Above: Between the two fortresses is the old town with its narrow streets, shops and sidewalk cafes.
Below: Corfu's town hall was started in 1663 and was once a theater.
Above: The view from the southern end of the Kanoni peninsular is one of the most photographed in Corfu. From the heights, you can see two small islets: one is dominated by a monastery and the other, known as Mouse Island, has a Byzantine chapel surrounded by tall cypress trees.
Corfu has long been a travel destination. Indeed, according to legend, Jason and the Argonauts visited here on their search for the Golden Fleece. Romans, Byzantines, and Venetians have all come and left their mark. In the 19th Century, it became the destination of choice for royals, nobles and aristocrats from throughout Europe. More recently, it has become a favorite of holidaymakers - - almost a million a year.

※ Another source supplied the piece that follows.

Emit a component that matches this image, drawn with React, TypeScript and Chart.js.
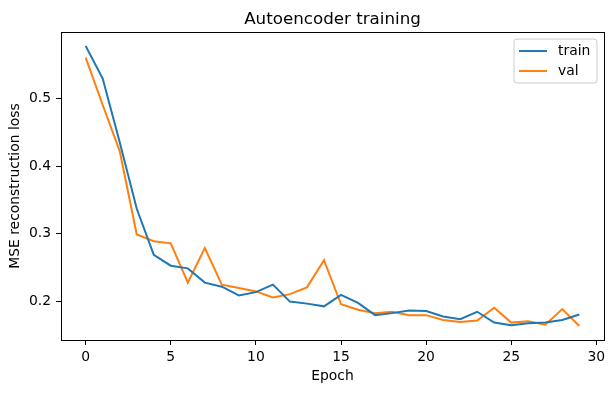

Located between Italy and Greece at the entrance of the Adriatic Sea, Corfu long attracted visitors seeking trade or, less welcome, seeking a strategic advantage. Today, the island's mild climate, scenic mountains and picturesque beaches draw the visitors.
Corfu is considerably more developed than the other Ionian islands. This is especially evident in the environs around Corfu Town, where in some areas there has been commercial development with seemingly little regard for aesthetics.
But elsewhere Corfu can be spectacularly eye-pleasing. It receives more rainfall than some of its neighbors and so the countryside is often rich with vegetation - - poplars, fig trees, lemon trees and in the Spring and early Summer, thick wreaths of bougainvillaea. Surrounding the island is the Ionian Sea, which can be as still as a lake on a summer day with the mountains of Albania and the Greek mainland off in the distance. Of course, Corfu has its own mountains from which you can take in the panorama.
Not all of the beauty is the product of nature. While almost all of the structures in nearby Cephalonia were toppled by the 1953 earthquake, much of the building from Corfu's past remains standing. On one side of Corfu Town is the Old Fort, which was built on the site of the 6th century settlement. On the other side of town, is the New Fort, begun by the Venetians in the 16th century. Standing below its towering walls, it indeed looks impregnable.
Between the two fortresses is the old portion of town. A UNESCO World Heritage site, it is marked by narrow winding streets and Venetian-style architecture. It is busy and many shops cater to the tourist trade with signs written in English. The merchandise ranges from souvenirs to upscale offerings. There are also outdoor cafes and taverns.
Above: Crystal Serenity at the cruise ship pier in Corfu. The pier is on the outskirts of Corfu Town. It is a long walk along a busy road to get to the old section of the town. Many ships provide a shuttle bus into town.